■ Input ■
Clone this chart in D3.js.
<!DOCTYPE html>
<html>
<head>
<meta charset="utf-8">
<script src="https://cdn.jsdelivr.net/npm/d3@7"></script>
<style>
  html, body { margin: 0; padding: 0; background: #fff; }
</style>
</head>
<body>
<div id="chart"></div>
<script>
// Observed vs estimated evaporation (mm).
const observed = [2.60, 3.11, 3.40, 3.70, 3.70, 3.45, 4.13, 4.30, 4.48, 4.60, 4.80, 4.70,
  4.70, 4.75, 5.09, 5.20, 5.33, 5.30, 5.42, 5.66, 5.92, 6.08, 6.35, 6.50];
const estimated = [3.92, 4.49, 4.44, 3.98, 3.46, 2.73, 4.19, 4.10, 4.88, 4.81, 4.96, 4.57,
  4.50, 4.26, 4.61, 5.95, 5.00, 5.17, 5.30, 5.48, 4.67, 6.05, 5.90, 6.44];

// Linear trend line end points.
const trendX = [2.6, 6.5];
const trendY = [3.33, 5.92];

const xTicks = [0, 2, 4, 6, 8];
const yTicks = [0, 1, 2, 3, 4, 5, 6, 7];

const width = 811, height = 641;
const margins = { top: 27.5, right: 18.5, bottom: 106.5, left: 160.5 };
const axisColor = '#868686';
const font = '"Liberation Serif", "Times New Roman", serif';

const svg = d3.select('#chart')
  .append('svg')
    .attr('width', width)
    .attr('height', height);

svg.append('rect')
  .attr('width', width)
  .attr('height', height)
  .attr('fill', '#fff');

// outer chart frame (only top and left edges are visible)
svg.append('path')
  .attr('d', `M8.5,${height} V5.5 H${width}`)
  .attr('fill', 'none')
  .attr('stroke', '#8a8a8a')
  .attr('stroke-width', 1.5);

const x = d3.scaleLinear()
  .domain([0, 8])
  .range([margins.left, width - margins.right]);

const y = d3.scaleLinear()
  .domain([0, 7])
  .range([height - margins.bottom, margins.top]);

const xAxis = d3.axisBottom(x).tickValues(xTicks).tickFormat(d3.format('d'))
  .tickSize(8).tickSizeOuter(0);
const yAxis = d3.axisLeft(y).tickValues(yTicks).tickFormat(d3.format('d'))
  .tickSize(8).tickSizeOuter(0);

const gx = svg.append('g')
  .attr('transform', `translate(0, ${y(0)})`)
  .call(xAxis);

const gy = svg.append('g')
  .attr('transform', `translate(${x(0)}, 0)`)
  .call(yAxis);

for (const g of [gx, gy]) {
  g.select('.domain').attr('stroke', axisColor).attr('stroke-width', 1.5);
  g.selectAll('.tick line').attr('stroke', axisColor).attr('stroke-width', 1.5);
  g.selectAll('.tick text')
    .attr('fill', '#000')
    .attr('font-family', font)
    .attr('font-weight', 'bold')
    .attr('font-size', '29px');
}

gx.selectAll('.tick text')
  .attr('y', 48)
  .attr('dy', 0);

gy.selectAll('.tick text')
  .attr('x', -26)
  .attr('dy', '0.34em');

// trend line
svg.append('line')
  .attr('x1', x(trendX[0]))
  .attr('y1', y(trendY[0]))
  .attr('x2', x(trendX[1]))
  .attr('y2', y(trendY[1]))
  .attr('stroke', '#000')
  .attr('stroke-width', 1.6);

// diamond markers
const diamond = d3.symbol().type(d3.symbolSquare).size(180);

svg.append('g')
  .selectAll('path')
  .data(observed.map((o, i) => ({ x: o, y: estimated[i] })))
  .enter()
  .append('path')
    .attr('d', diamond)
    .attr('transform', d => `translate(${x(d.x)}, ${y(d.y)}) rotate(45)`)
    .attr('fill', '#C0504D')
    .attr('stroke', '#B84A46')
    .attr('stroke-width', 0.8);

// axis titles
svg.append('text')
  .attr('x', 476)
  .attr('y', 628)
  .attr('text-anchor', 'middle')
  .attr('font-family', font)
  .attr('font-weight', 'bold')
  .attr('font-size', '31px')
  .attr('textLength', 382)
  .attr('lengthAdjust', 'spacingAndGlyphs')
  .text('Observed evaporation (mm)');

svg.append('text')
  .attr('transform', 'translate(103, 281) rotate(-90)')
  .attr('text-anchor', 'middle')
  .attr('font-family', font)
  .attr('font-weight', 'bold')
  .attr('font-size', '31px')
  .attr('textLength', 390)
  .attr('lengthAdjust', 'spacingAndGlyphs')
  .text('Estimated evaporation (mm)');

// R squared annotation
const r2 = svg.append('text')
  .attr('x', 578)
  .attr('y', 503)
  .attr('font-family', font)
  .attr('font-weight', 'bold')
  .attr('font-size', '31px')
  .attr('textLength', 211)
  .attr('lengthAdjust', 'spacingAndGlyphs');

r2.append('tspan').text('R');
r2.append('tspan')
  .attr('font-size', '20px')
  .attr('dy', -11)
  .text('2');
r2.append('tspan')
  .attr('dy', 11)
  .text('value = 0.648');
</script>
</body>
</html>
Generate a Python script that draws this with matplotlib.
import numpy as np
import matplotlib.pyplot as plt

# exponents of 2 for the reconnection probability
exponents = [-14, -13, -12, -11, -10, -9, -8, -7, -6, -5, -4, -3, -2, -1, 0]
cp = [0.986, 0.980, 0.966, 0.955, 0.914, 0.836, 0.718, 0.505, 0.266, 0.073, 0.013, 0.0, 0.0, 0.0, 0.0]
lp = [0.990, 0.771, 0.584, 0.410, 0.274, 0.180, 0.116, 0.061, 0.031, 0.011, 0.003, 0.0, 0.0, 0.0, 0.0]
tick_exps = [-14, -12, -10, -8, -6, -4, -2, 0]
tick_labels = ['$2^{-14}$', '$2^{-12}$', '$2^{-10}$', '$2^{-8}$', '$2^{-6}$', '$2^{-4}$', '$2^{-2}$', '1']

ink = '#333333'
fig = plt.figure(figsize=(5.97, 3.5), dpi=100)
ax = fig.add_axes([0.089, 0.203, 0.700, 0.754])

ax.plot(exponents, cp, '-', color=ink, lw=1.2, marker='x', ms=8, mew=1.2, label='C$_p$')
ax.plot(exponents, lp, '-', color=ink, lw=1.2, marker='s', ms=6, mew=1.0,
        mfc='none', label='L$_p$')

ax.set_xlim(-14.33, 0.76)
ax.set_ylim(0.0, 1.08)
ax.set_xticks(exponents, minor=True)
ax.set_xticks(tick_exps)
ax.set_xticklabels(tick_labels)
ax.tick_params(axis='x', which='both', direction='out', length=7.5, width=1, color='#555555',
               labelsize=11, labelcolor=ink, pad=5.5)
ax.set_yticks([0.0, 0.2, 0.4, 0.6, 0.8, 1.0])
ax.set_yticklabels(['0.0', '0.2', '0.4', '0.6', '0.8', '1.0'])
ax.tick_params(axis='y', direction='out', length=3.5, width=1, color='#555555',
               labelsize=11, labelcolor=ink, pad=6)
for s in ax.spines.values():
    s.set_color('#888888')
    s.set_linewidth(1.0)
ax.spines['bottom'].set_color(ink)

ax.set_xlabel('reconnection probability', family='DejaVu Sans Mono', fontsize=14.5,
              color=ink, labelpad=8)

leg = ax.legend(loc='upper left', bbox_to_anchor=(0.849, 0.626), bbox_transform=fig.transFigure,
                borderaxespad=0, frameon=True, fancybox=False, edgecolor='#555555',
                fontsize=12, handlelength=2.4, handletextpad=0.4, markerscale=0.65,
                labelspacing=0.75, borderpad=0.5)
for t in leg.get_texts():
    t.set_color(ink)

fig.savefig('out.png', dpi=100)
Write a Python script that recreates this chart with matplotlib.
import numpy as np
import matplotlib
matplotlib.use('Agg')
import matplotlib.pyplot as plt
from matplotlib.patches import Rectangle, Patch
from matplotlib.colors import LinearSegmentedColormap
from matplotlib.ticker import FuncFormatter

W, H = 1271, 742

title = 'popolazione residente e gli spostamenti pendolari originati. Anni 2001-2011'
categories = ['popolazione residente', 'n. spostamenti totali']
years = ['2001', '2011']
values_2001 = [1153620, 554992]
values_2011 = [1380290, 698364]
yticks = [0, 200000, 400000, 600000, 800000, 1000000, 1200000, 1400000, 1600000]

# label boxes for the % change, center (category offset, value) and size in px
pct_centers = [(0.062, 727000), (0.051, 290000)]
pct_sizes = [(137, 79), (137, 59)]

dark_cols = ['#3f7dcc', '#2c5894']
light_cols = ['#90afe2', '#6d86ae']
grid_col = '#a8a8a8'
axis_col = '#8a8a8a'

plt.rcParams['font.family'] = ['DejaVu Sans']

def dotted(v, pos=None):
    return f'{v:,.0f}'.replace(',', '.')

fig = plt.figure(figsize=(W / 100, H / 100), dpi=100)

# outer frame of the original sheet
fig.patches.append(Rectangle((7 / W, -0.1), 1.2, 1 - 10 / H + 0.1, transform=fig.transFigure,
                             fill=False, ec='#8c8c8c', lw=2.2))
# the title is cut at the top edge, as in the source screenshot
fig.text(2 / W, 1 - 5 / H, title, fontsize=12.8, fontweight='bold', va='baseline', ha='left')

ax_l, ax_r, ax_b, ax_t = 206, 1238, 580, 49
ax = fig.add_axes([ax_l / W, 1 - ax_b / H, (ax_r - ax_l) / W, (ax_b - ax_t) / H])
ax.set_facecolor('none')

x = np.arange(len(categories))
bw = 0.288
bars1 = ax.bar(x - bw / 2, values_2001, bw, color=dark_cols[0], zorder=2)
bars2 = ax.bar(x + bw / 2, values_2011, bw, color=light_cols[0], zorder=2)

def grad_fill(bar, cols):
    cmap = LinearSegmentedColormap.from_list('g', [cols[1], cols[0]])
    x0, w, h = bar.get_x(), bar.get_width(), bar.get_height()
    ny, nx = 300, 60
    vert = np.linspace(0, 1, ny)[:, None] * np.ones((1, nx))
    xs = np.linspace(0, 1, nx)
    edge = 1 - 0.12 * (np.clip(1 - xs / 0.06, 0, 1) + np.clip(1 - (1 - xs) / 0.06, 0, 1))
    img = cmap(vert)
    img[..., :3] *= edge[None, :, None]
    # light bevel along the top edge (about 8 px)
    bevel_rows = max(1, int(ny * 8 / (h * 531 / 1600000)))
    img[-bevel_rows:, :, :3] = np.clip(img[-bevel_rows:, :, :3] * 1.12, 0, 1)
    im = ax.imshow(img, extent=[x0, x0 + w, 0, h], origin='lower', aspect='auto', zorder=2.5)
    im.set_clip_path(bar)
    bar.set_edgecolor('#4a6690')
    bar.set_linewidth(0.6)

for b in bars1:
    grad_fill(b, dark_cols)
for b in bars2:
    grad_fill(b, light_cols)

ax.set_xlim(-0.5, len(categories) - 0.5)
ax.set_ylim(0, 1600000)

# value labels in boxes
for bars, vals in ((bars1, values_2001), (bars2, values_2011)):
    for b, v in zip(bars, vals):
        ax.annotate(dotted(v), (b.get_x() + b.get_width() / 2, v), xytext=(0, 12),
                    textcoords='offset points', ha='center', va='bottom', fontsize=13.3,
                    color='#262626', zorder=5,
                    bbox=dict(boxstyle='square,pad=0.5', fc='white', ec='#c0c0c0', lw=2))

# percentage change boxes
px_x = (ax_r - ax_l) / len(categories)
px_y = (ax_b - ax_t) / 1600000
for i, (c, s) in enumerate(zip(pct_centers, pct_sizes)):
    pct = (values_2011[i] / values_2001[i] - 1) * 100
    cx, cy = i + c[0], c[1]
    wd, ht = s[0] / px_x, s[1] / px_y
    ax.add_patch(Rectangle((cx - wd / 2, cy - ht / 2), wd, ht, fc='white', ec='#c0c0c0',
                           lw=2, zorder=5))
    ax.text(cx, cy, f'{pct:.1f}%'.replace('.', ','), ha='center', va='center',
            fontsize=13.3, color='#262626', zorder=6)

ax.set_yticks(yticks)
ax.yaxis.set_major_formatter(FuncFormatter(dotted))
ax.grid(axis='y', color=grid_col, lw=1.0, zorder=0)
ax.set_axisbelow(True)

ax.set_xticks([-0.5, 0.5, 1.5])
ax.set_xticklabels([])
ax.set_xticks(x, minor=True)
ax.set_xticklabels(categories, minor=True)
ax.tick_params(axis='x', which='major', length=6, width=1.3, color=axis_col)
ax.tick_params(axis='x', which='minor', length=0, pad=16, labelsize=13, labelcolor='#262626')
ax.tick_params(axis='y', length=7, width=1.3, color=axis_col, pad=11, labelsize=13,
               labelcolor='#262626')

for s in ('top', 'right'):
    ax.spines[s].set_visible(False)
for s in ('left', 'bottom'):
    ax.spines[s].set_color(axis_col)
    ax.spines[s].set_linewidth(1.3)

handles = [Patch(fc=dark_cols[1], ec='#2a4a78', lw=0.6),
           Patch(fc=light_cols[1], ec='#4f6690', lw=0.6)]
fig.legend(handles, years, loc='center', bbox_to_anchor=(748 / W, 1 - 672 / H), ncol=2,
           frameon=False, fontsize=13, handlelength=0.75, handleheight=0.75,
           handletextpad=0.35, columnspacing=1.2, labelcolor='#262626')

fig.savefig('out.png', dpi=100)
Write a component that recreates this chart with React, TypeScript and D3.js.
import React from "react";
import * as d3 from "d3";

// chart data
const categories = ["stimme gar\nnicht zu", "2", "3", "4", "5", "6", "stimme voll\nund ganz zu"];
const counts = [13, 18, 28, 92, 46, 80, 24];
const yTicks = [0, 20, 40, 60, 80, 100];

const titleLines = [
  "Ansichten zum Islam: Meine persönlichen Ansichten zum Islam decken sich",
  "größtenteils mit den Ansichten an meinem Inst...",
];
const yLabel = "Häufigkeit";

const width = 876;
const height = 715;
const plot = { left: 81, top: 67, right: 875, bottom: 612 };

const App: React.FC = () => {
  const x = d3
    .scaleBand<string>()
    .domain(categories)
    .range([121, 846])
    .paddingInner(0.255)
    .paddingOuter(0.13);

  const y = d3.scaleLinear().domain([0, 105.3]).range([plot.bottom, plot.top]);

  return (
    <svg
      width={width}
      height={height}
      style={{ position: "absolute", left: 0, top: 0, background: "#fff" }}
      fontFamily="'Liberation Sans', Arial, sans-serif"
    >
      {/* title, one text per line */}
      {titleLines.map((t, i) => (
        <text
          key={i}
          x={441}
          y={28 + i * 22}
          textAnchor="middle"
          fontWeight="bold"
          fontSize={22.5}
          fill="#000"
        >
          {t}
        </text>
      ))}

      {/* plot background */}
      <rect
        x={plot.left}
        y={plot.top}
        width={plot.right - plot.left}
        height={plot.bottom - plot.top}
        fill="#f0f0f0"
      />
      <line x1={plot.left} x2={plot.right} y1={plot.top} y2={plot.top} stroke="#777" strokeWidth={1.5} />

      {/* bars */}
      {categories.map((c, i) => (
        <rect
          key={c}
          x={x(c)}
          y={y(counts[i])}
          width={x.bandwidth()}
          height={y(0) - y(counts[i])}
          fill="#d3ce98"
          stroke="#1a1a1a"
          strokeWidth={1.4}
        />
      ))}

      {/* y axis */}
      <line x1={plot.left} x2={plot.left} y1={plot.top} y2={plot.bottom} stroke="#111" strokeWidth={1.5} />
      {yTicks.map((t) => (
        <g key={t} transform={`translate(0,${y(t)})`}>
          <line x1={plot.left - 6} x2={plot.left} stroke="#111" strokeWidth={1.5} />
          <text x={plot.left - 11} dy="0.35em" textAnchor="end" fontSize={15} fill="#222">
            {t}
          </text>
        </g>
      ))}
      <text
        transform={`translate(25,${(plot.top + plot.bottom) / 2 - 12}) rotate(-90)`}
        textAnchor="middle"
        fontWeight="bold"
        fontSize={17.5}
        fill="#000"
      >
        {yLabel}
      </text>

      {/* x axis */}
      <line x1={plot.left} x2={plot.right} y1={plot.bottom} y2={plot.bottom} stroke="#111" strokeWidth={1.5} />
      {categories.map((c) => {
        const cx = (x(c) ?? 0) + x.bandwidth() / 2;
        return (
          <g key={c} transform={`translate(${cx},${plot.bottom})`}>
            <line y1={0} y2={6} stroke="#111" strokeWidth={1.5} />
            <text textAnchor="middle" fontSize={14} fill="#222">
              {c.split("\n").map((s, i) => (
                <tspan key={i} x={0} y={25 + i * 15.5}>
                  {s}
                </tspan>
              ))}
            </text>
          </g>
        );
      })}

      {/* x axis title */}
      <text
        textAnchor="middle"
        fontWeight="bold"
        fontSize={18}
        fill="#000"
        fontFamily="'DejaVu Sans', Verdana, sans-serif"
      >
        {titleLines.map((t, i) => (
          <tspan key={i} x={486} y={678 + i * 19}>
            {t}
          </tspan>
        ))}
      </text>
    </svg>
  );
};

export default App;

■ Aim ■
Take the entries above and copy them exactly from the first line through the line with "6.05, 5.90, 6.44];"; leave out every line after it.

■ Response to this exercise ■
Clone this chart in D3.js.
<!DOCTYPE html>
<html>
<head>
<meta charset="utf-8">
<script src="https://cdn.jsdelivr.net/npm/d3@7"></script>
<style>
  html, body { margin: 0; padding: 0; background: #fff; }
</style>
</head>
<body>
<div id="chart"></div>
<script>
// Observed vs estimated evaporation (mm).
const observed = [2.60, 3.11, 3.40, 3.70, 3.70, 3.45, 4.13, 4.30, 4.48, 4.60, 4.80, 4.70,
  4.70, 4.75, 5.09, 5.20, 5.33, 5.30, 5.42, 5.66, 5.92, 6.08, 6.35, 6.50];
const estimated = [3.92, 4.49, 4.44, 3.98, 3.46, 2.73, 4.19, 4.10, 4.88, 4.81, 4.96, 4.57,
  4.50, 4.26, 4.61, 5.95, 5.00, 5.17, 5.30, 5.48, 4.67, 6.05, 5.90, 6.44];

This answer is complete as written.